The Lazy Way To Download Journal Articles
2 years, 6 months ago — 3 Comments — Permalink
So imagine you have a load of PDF’s you’d like to download from a website but they all have the same filename and it takes you a while to rename them, plus it’s getting very tiring clicking on them all. Yep, it’s time for a script …
It turns out Springerlink are offering a bunch of such articles for download on their website and I wanted to browse them all locally. I started out by retrieving a list of titles and urls in the format
$('.journalArticle').each(function(index, object) { var base = ' http://www.springerlink.com'; var title = $(this).find('.title a').text(); var url = $(this).find('.pdf a').attr('href'); console.log(title + base + url); })

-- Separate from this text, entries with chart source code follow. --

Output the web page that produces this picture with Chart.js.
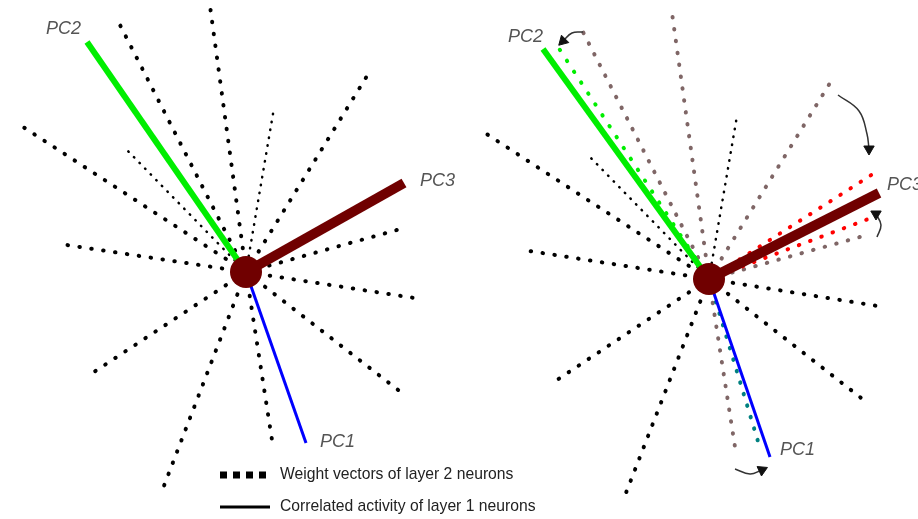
<!DOCTYPE html>
<html>
<head>
<meta charset="utf-8">
<script src="https://cdn.jsdelivr.net/npm/chart.js@4/dist/chart.umd.min.js"></script>
<style>
  body { margin: 0; background: #fff; }
  #wrap { width: 918px; height: 519px; position: relative; }
</style>
</head>
<body>
<div id="wrap"><canvas id="chart"></canvas></div>
<script>
// neuron positions (panel origins)
const leftCenter = { x: 0, y: 0 };
const rightCenter = { x: 463, y: -7 };

// left panel: weight vectors of layer 2 neurons (end points, relative to neuron)
const leftWeightX = [-126, -36, 121, -229, -186, 158, 175, -152, -84, 26, 156];
const leftWeightY = [247, 266, 196, 149, 28, 44, -27, -100, -219, -168, -121];
const leftThinX = [28, -121];
const leftThinY = [164, 124];

// right panel: unchanged weight vectors
const rightWeightX = [-230, -186, 175, -152, -85, 156];
const rightWeightY = [150, 29, -28, -101, -219, -122];
const rightThinX = [-121, 28];
const rightThinY = [124, 163];
// right panel: old positions of the moving weights
const rightOldX = [-126, -37, 121, 158, 26];
const rightOldY = [247, 266, 196, 44, -168];
// right panel: new positions (aligned to PCs)
const rightPc3WeightX = [167, 162];
const rightPc3WeightY = [107, 61];
const rightPc2WeightX = [-151];
const rightPc2WeightY = [232];
const rightPc1WeightX = [51];
const rightPc1WeightY = [-169];

// principal components: PC1, PC2, PC3
const pcNames = ["PC1", "PC2", "PC3"];
const pcColors = ["#0000ff", "#00ee00", "#700000"];
const pcWidths = [3, 6, 10];
const leftPcX = [60, -159, 158];
const leftPcY = [-171, 230, 89];
const rightPcX = [61, -166, 170];
const rightPcY = [-178, 230, 86];
const leftLabelX = [74, -200, 174];
const leftLabelY = [-170, 243, 91];
const rightLabelX = [71, -201, 178];
const rightLabelY = [-171, 242, 94];

// curved arrows (right panel)
const arrowPaths = [
	{ x: [-126, -137, -146], y: [247, 246, 238], rot: 225 },
	{ x: [129, 150, 158, 160], y: [184, 168, 145, 130], rot: 180 },
	{ x: [168, 172, 167], y: [42, 54, 65], rot: 300 },
	{ x: [26, 41, 53], y: [-190, -195, -191], rot: 65 },
];

// legend
const legendLabels = ["Weight vectors of layer 2 neurons", "Correlated activity of layer 1 neurons"];
const legendY = [-203, -235];

const datasets = [];

function ray(center, dx, dy, color, width, dash, order) {
	datasets.push({
		data: [
			{ x: center.x, y: center.y },
			{ x: center.x + dx, y: center.y + dy },
		],
		showLine: true,
		borderColor: color,
		borderWidth: width,
		borderDash: dash,
		borderCapStyle: dash.length ? "round" : "butt",
		pointRadius: 0,
		order: order,
	});
}

const bigDots = [0.5, 11.5];
const smallDots = [0.5, 7.5];

leftWeightX.forEach((dx, i) => ray(leftCenter, dx, leftWeightY[i], "#000", 4, bigDots, 5));
leftThinX.forEach((dx, i) => ray(leftCenter, dx, leftThinY[i], "#000", 2.5, smallDots, 5));
rightWeightX.forEach((dx, i) => ray(rightCenter, dx, rightWeightY[i], "#000", 4, bigDots, 5));
rightThinX.forEach((dx, i) => ray(rightCenter, dx, rightThinY[i], "#000", 2.5, smallDots, 5));
rightOldX.forEach((dx, i) => ray(rightCenter, dx, rightOldY[i], "#7f6666", 4, bigDots, 4));
rightPc3WeightX.forEach((dx, i) => ray(rightCenter, dx, rightPc3WeightY[i], "#ff0000", 4, bigDots, 3));
rightPc2WeightX.forEach((dx, i) => ray(rightCenter, dx, rightPc2WeightY[i], "#00ee00", 4, [0.5, 12.5], 3));
rightPc1WeightX.forEach((dx, i) => ray(rightCenter, dx, rightPc1WeightY[i], "#008080", 4, bigDots, 3));

pcNames.forEach((name, i) => {
	ray(leftCenter, leftPcX[i], leftPcY[i], pcColors[i], pcWidths[i], [], 2);
	ray(rightCenter, rightPcX[i], rightPcY[i], pcColors[i], pcWidths[i], [], 2);
});

// the neurons
datasets.push({
	data: [leftCenter, rightCenter],
	pointRadius: 16,
	pointHoverRadius: 16,
	backgroundColor: "#700000",
	borderColor: "#700000",
	borderWidth: 0,
	order: 0,
});

arrowPaths.forEach((a) => {
	const n = a.x.length;
	datasets.push({
		data: a.x.map((x, i) => ({ x: rightCenter.x + x, y: rightCenter.y + a.y[i] })),
		showLine: true,
		tension: 0.4,
		borderColor: "#333",
		borderWidth: 1.5,
		pointStyle: "triangle",
		pointRadius: a.x.map((x, i) => (i === n - 1 ? 6 : 0)),
		pointRotation: a.rot,
		backgroundColor: "#111",
		pointBorderColor: "#111",
		pointBorderWidth: 1,
		order: 1,
	});
});

// legend marks
datasets.push({
	data: [
		{ x: -26, y: legendY[0] },
		{ x: 24, y: legendY[0] },
	],
	showLine: true,
	borderColor: "#000",
	borderWidth: 7,
	borderDash: [7, 6],
	pointRadius: 0,
	order: 1,
});
datasets.push({
	data: [
		{ x: -26, y: legendY[1] },
		{ x: 24, y: legendY[1] },
	],
	showLine: true,
	borderColor: "#000",
	borderWidth: 3,
	pointRadius: 0,
	order: 1,
});

const textPlugin = {
	id: "texts",
	afterDatasetsDraw(chart) {
		const { ctx, scales } = chart;
		const px = (v) => scales.x.getPixelForValue(v);
		const py = (v) => scales.y.getPixelForValue(v);
		ctx.save();
		ctx.textBaseline = "middle";
		ctx.textAlign = "left";
		ctx.font = "italic 18px 'Liberation Sans', Arial, sans-serif";
		ctx.fillStyle = "#555";
		pcNames.forEach((name, i) => {
			ctx.fillText(name, px(leftCenter.x + leftLabelX[i]), py(leftCenter.y + leftLabelY[i]));
			ctx.fillText(name, px(rightCenter.x + rightLabelX[i]), py(rightCenter.y + rightLabelY[i]));
		});
		ctx.font = "15.7px 'Liberation Sans', Arial, sans-serif";
		ctx.fillStyle = "#222";
		legendLabels.forEach((t, i) => {
			ctx.fillText(t, px(34), py(legendY[i]));
		});
		ctx.restore();
	},
};

const chart = new Chart(document.getElementById("chart").getContext("2d"), {
	type: "scatter",
	data: { datasets: datasets },
	options: {
		responsive: true,
		maintainAspectRatio: false,
		animation: false,
		layout: { padding: 0, autoPadding: false },
		plugins: { legend: { display: false }, tooltip: { enabled: false } },
		scales: {
			x: { type: "linear", min: -246, max: 672, display: false },
			y: { type: "linear", min: -247, max: 272, display: false },
		},
	},
	plugins: [textPlugin],
});
</script>
</body>
</html>
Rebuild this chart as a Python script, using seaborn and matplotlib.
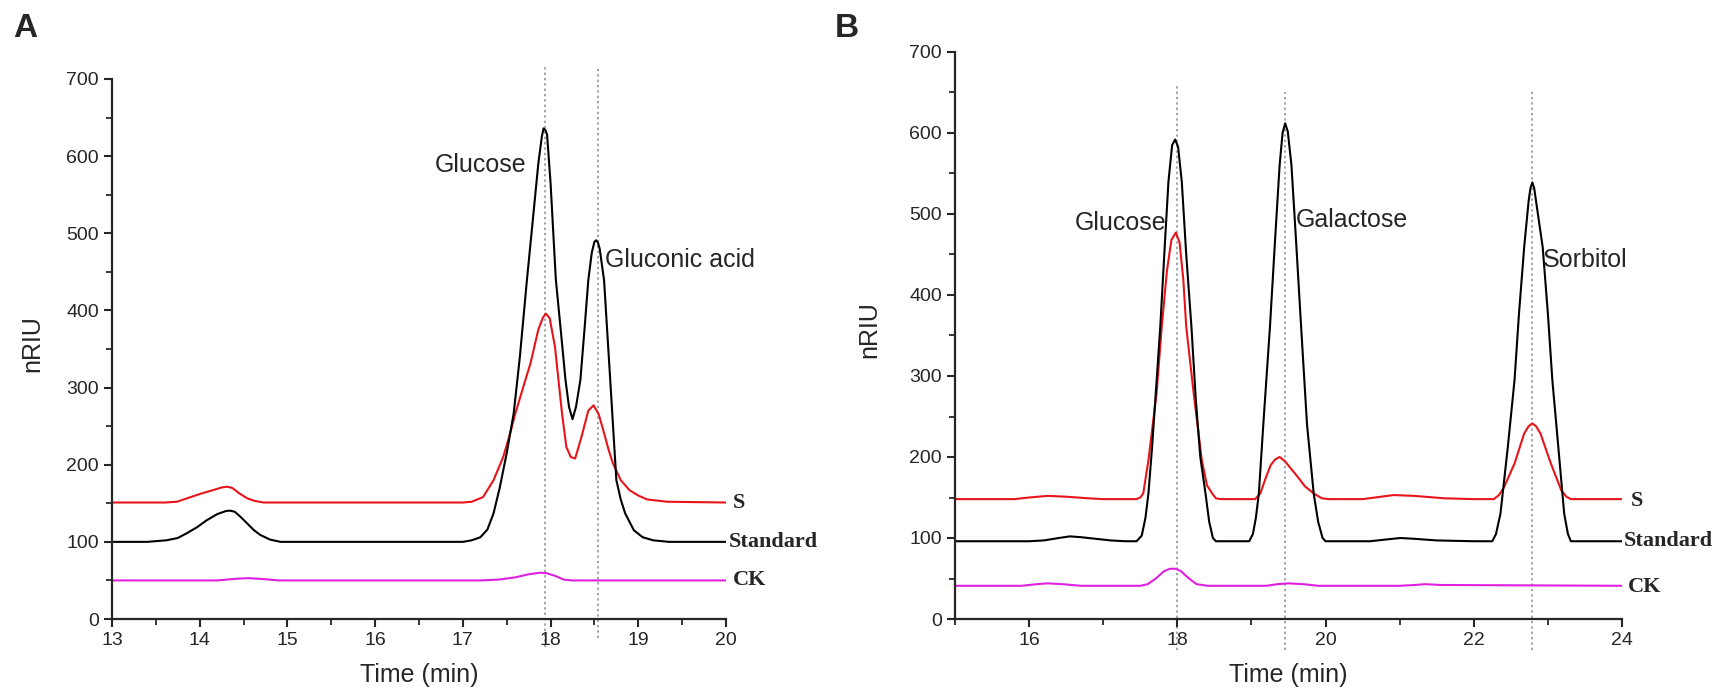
import pandas as pd
import seaborn as sns
import matplotlib.pyplot as plt
from matplotlib.ticker import MultipleLocator

# ---- panel A: (time, nRIU) points ----
a_std = [(13.0, 100), (13.4, 100), (13.62, 102), (13.75, 105), (13.85, 111), (13.97, 119), (14.08, 128),
         (14.2, 136), (14.3, 140), (14.345, 140.5), (14.4, 139), (14.47, 132), (14.54, 124), (14.62, 115),
         (14.69, 109), (14.8, 103), (14.92, 100), (15.05, 100), (17.0, 100), (17.1, 102), (17.2, 106),
         (17.28, 116), (17.35, 137), (17.42, 170), (17.5, 215), (17.58, 267), (17.65, 340), (17.73, 439),
         (17.8, 520), (17.86, 590), (17.9, 625), (17.92, 636), (17.94, 634), (17.96, 628), (18.0, 565),
         (18.06, 440), (18.12, 370), (18.17, 310), (18.21, 275), (18.25, 259), (18.29, 275), (18.34, 310),
         (18.39, 380), (18.43, 439), (18.47, 475), (18.5, 489), (18.52, 491), (18.54, 488), (18.56, 480),
         (18.61, 439), (18.68, 310), (18.75, 180), (18.8, 155), (18.85, 137), (18.95, 115), (19.05, 106),
         (19.17, 102), (19.35, 100), (20.0, 100)]

a_s = [(13.0, 151), (13.6, 151), (13.74, 152), (13.87, 157), (14.0, 162), (14.15, 167), (14.25, 170.5),
       (14.31, 171.5), (14.37, 170), (14.45, 163), (14.54, 156.5), (14.63, 153), (14.73, 151), (15.0, 151),
       (17.0, 151), (17.1, 152), (17.23, 158), (17.35, 180), (17.46, 210), (17.53, 237), (17.6, 267),
       (17.7, 305), (17.77, 331), (17.86, 375), (17.91, 390), (17.945, 396), (17.99, 390), (18.05, 353),
       (18.13, 267), (18.18, 223), (18.23, 210), (18.28, 208), (18.35, 235), (18.43, 270), (18.49, 277),
       (18.55, 265), (18.6, 245), (18.66, 220), (18.71, 202), (18.8, 180), (18.9, 167), (19.0, 160),
       (19.1, 155), (19.33, 152), (20.0, 151)]

a_ck = [(13.0, 50), (14.2, 50), (14.4, 52), (14.55, 53), (14.7, 52), (14.9, 50), (17.2, 50), (17.4, 51),
        (17.6, 54), (17.75, 58), (17.88, 60), (17.95, 59.5), (18.05, 56), (18.15, 51), (18.25, 50), (20.0, 50)]

a_marks = [17.94, 18.54]

# ---- panel B ----
b_std = [(15.0, 96), (16.0, 96), (16.2, 97), (16.4, 100), (16.55, 102), (16.7, 101), (16.9, 99), (17.1, 97),
         (17.3, 96), (17.45, 96), (17.52, 103), (17.57, 125), (17.61, 155), (17.66, 213), (17.71, 280),
         (17.77, 361), (17.83, 460), (17.88, 540), (17.93, 585), (17.97, 592), (18.01, 583), (18.06, 540),
         (18.12, 450), (18.19, 361), (18.25, 270), (18.31, 200), (18.38, 155), (18.43, 120), (18.48, 100),
         (18.52, 96), (18.97, 96), (19.02, 105), (19.06, 125), (19.1, 155), (19.16, 240), (19.25, 361),
         (19.32, 470), (19.38, 560), (19.42, 600), (19.455, 612), (19.49, 602), (19.54, 560), (19.6, 470),
         (19.67, 361), (19.75, 240), (19.84, 155), (19.9, 120), (19.96, 100), (20.0, 96), (20.6, 96),
         (20.8, 98), (21.01, 100), (21.2, 99), (21.5, 97), (22.0, 96), (22.25, 96), (22.3, 105), (22.36, 130),
         (22.46, 213), (22.55, 295), (22.61, 377), (22.68, 459), (22.74, 516), (22.765, 532), (22.79, 539),
         (22.815, 532), (22.84, 516), (22.93, 459), (23.0, 377), (23.06, 295), (23.14, 213), (23.22, 130),
         (23.27, 105), (23.31, 96), (24.0, 96)]

b_s = [(15.0, 148), (15.8, 148), (16.0, 150), (16.25, 152), (16.5, 151), (16.8, 149), (17.0, 148),
       (17.45, 148), (17.5, 150), (17.54, 155), (17.61, 196), (17.72, 279), (17.79, 361), (17.86, 430),
       (17.92, 468), (17.98, 477), (18.03, 465), (18.08, 420), (18.12, 361), (18.22, 279), (18.33, 196),
       (18.4, 165), (18.47, 155), (18.52, 149), (18.58, 148), (19.05, 148), (19.12, 155), (19.2, 176),
       (19.26, 190), (19.32, 197), (19.38, 200), (19.45, 195), (19.53, 186), (19.62, 176), (19.72, 164),
       (19.84, 155), (19.95, 149), (20.05, 148), (20.5, 148), (20.75, 151), (20.92, 153), (21.2, 152),
       (21.6, 149), (22.0, 148), (22.27, 148), (22.34, 153), (22.41, 163), (22.55, 192), (22.68, 229),
       (22.74, 238), (22.79, 241.5), (22.84, 238), (22.9, 229), (23.04, 192), (23.18, 159), (23.25, 151),
       (23.31, 148), (24.0, 148)]

b_ck = [(15.0, 41), (15.9, 41), (16.1, 43), (16.25, 44), (16.45, 43), (16.7, 41), (17.5, 41), (17.6, 43),
        (17.71, 50), (17.82, 59), (17.9, 62), (17.98, 62), (18.05, 59), (18.12, 53), (18.2, 47), (18.26, 43),
        (18.41, 41), (19.2, 41), (19.35, 43), (19.5, 44), (19.7, 43), (19.9, 41), (21.0, 41), (21.2, 42),
        (21.35, 43), (21.55, 42), (24.0, 41)]

b_marks = [18.0, 19.455, 22.79]

colors = {'S': '#e8141b', 'Standard': '#000000', 'CK': '#e020e0'}


def frame(parts):
    rows = []
    for name, pts in parts:
        d = pd.DataFrame(pts, columns=['time', 'nRIU'])
        d['trace'] = name
        rows.append(d)
    return pd.concat(rows, ignore_index=True)


df_a = frame([('S', a_s), ('Standard', a_std), ('CK', a_ck)])
df_b = frame([('S', b_s), ('Standard', b_std), ('CK', b_ck)])

sns.set_style('ticks')
plt.rcParams['font.family'] = ['Liberation Sans', 'DejaVu Sans']

fig = plt.figure(figsize=(17.12, 7), dpi=100)
ax_a = fig.add_axes([112 / 1712, 1 - 619 / 700, 614 / 1712, 540 / 700])
ax_b = fig.add_axes([955 / 1712, 1 - 619 / 700, 667 / 1712, 567 / 700])


def draw_panel(ax, df, xlim, xmajor, xminor, marks, tops, bottoms):
    sns.lineplot(data=df, x='time', y='nRIU', hue='trace', palette=colors,
                 units='trace', estimator=None, sort=False, legend=False,
                 linewidth=1.5, ax=ax)
    ax.vlines(marks, bottoms, tops, colors='#8a8a8a', linestyles=(0, (1.5, 2)),
              linewidth=1.1, clip_on=False, zorder=0)
    ax.set_xlim(*xlim)
    ax.set_ylim(0, 700)
    ax.xaxis.set_major_locator(MultipleLocator(xmajor))
    ax.xaxis.set_minor_locator(MultipleLocator(xminor))
    ax.yaxis.set_major_locator(MultipleLocator(100))
    ax.yaxis.set_minor_locator(MultipleLocator(50))
    ax.tick_params(which='major', length=6, width=1.5, labelsize=14, direction='out')
    ax.tick_params(which='minor', length=4, width=1.3, direction='out')
    for s in ['left', 'bottom']:
        ax.spines[s].set_linewidth(1.6)
    sns.despine(ax=ax)
    ax.set_xlabel('Time (min)', fontsize=18, labelpad=10)
    ax.set_ylabel('nRIU', fontsize=18)
    ax.yaxis.set_label_coords(-0.11, 0.51)


draw_panel(ax_a, df_a, (13, 20), 1, 0.5, a_marks, [718, 714], [-36, -25])
draw_panel(ax_b, df_b, (15, 24), 2, 1, b_marks, [659, 650, 653], [-38, -38, -38])

ann = dict(fontsize=18, va='center')
ax_a.text(17.72, 588, 'Glucose', ha='right', **ann)
ax_a.text(18.62, 465, 'Gluconic acid', ha='left', **ann)
ax_b.text(17.85, 489, 'Glucose', ha='right', **ann)
ax_b.text(19.6, 493, 'Galactose', ha='left', **ann)
ax_b.text(22.93, 443, 'Sorbitol', ha='left', **ann)

tag = dict(fontsize=16, fontweight='bold', family=['Liberation Serif', 'DejaVu Serif'],
           va='center', ha='left', clip_on=False)
ax_a.text(20.08, 151, 'S', **tag)
ax_a.text(20.03, 100, 'Standard', **tag)
ax_a.text(20.08, 50, 'CK', **tag)
ax_b.text(24.12, 146, 'S', **tag)
ax_b.text(24.02, 96, 'Standard', **tag)
ax_b.text(24.08, 39, 'CK', **tag)

fig.text(13 / 1712, 1 - 13 / 700, 'A', fontsize=24, fontweight='bold', va='top', ha='left')
fig.text(835 / 1712, 1 - 13 / 700, 'B', fontsize=24, fontweight='bold', va='top', ha='left')

fig.savefig('out.png', dpi=100)
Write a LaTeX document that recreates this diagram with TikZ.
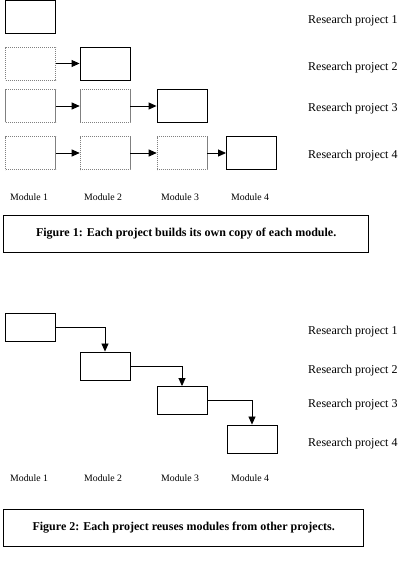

Each article is wrapped in a div with class="journalArticle" so we can just iterate through those and pull out the title and url (both of which are also conveniently marked with ‘title’ and ‘pdf’ classes respectively). The resulting list can be copied into a text file. Now all we need is a script to run through this file and do the downloading:
awk '{ system("wget --user-agent=1337 " $NF); $NF=""; NF--; gsub(" ","",$0); print $0; system("mv fulltext.pdf " $0 ".pdf") }' mylist.txt
Springerlink reject requests without a user agent header so I’ve added in a false one which they accept nicely. The script just calls wget on the last part of everyline (the url) then removes spaces from the remaining part of the line (the title) and moves the downloaded file to a file with this name. It’s pretty horrible so let’s have another go:
cat mylist.txt | \ sed 's;\(.*\) \(.*\)\(\.[^.]*\)$;wget "\2\3" -O "\1\3";' | \ bash -
Sed does a much better job of grabbing the arguments, and utilising the -O parameter of wget is a far easier way to achieve the rename. Job done.